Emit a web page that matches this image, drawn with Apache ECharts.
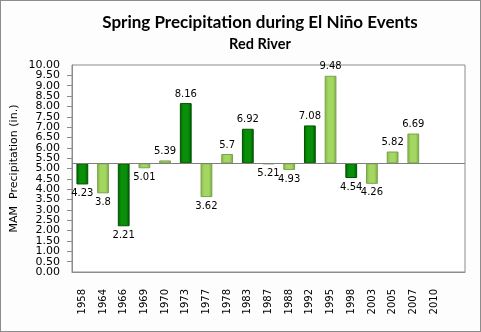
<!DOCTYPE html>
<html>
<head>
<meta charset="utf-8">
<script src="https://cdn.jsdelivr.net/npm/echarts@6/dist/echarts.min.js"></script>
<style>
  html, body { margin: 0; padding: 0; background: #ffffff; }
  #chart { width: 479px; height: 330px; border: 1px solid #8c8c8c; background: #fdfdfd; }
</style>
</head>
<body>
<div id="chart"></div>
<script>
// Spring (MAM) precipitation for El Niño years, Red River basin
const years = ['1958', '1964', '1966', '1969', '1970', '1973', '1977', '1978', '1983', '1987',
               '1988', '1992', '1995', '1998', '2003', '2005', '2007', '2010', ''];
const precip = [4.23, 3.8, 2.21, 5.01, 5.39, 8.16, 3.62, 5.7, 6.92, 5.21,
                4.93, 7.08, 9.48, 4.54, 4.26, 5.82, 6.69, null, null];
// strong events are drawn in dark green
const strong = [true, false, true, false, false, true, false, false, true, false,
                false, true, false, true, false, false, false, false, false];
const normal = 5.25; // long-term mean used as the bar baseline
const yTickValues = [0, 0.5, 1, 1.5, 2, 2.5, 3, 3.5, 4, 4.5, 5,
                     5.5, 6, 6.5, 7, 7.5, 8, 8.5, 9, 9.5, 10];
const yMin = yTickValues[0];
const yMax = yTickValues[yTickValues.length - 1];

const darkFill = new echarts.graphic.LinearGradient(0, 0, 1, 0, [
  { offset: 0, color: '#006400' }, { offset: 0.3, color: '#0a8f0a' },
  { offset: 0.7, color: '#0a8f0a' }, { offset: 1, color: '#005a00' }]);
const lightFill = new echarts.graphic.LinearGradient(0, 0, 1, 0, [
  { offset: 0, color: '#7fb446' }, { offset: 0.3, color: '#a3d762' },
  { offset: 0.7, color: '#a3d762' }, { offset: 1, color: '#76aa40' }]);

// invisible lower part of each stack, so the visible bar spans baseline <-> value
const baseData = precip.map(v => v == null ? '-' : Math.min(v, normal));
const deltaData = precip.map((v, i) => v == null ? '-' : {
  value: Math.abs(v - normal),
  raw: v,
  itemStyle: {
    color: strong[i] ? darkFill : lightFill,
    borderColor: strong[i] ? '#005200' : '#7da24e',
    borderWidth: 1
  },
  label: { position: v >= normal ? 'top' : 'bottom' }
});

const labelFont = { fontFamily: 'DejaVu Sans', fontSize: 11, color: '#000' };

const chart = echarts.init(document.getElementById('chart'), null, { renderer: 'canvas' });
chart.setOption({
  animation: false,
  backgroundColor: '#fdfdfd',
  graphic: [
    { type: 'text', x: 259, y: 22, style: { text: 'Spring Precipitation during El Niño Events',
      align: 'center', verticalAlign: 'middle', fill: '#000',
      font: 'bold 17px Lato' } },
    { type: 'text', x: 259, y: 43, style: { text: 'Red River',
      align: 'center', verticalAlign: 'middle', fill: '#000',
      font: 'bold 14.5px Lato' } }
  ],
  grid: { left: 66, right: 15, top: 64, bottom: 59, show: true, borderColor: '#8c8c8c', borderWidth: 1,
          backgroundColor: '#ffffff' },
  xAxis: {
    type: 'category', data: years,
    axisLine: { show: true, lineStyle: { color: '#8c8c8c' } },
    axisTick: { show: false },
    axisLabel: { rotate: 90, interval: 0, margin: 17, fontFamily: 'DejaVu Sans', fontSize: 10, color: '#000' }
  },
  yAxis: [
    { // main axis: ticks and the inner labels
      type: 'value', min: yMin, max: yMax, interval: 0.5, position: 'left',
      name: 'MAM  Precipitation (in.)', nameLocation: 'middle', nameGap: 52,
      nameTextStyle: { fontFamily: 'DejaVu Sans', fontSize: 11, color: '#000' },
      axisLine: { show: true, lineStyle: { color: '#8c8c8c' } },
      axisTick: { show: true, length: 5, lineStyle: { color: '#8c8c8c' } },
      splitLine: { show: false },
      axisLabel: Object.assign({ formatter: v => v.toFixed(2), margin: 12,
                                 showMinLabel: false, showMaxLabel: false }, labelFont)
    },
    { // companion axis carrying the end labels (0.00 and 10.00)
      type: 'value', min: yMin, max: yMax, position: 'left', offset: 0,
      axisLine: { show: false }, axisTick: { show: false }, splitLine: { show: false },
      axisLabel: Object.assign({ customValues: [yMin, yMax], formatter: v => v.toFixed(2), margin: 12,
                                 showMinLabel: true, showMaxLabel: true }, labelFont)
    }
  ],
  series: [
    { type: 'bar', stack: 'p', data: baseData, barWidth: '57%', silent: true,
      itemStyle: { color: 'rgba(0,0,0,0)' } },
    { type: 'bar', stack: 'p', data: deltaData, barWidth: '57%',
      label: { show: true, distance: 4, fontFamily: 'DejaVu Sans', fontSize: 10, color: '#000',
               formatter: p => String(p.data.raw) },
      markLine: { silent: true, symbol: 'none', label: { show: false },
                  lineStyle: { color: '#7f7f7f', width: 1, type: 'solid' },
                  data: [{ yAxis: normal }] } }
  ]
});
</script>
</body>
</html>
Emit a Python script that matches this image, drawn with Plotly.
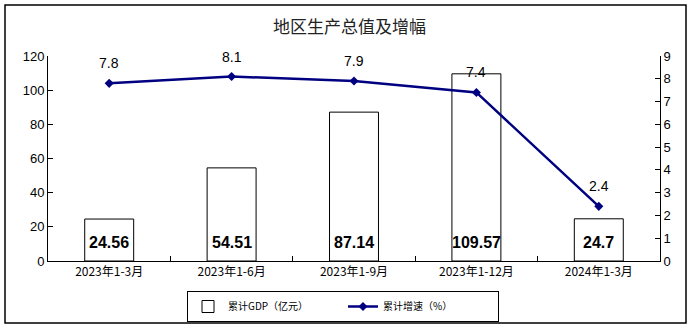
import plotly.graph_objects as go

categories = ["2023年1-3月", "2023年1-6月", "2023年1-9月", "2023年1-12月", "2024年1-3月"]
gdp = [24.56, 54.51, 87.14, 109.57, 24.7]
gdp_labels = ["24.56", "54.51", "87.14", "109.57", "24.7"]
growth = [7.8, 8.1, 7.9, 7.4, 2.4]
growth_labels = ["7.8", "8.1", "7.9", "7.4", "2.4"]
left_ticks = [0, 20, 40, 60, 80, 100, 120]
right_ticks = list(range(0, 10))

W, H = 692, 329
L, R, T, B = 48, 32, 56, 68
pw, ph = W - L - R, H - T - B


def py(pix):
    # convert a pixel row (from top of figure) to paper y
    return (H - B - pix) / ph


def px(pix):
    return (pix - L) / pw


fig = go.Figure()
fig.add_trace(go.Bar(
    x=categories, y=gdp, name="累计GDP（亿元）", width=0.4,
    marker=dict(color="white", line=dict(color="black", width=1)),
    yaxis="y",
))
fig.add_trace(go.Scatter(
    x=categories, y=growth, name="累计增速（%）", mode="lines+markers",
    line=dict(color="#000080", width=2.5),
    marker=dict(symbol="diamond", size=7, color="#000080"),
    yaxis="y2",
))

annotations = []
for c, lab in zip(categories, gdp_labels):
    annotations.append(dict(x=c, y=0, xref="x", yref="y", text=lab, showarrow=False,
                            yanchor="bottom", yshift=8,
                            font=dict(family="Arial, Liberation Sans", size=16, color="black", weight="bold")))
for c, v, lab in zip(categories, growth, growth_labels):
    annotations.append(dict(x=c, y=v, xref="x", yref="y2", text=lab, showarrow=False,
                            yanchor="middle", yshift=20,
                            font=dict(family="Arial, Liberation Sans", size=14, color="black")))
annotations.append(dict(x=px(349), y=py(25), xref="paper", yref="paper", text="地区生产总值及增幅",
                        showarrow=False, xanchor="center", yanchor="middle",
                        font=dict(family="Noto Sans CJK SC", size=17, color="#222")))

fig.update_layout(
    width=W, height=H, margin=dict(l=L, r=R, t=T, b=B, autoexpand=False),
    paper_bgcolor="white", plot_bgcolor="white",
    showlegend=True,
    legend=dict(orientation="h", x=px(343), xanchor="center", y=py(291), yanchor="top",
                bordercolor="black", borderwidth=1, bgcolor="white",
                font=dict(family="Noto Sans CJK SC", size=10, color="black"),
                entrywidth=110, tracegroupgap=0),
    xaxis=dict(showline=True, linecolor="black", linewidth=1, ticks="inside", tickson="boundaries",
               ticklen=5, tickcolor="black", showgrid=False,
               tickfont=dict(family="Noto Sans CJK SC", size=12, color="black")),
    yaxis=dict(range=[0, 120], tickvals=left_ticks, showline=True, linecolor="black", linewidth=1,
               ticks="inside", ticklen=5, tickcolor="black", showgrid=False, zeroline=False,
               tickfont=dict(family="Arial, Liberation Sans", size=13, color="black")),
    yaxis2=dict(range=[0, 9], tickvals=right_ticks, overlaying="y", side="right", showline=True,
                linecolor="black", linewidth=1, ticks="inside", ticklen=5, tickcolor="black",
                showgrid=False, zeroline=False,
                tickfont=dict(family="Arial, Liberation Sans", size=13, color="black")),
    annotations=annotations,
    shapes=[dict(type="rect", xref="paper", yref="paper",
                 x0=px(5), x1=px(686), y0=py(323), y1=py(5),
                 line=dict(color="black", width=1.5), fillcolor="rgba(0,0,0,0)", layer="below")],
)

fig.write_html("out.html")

SHORT TASK: Repeat the listing above exactly from its first line to the line containing "const yMax = yTickValues[yTickValues.length", both included, and omit the pictures.

WRITTEN REPLY:
Emit a web page that matches this image, drawn with Apache ECharts.
<!DOCTYPE html>
<html>
<head>
<meta charset="utf-8">
<script src="https://cdn.jsdelivr.net/npm/echarts@6/dist/echarts.min.js"></script>
<style>
  html, body { margin: 0; padding: 0; background: #ffffff; }
  #chart { width: 479px; height: 330px; border: 1px solid #8c8c8c; background: #fdfdfd; }
</style>
</head>
<body>
<div id="chart"></div>
<script>
// Spring (MAM) precipitation for El Niño years, Red River basin
const years = ['1958', '1964', '1966', '1969', '1970', '1973', '1977', '1978', '1983', '1987',
               '1988', '1992', '1995', '1998', '2003', '2005', '2007', '2010', ''];
const precip = [4.23, 3.8, 2.21, 5.01, 5.39, 8.16, 3.62, 5.7, 6.92, 5.21,
                4.93, 7.08, 9.48, 4.54, 4.26, 5.82, 6.69, null, null];
// strong events are drawn in dark green
const strong = [true, false, true, false, false, true, false, false, true, false,
                false, true, false, true, false, false, false, false, false];
const normal = 5.25; // long-term mean used as the bar baseline
const yTickValues = [0, 0.5, 1, 1.5, 2, 2.5, 3, 3.5, 4, 4.5, 5,
                     5.5, 6, 6.5, 7, 7.5, 8, 8.5, 9, 9.5, 10];
const yMin = yTickValues[0];
const yMax = yTickValues[yTickValues.length - 1];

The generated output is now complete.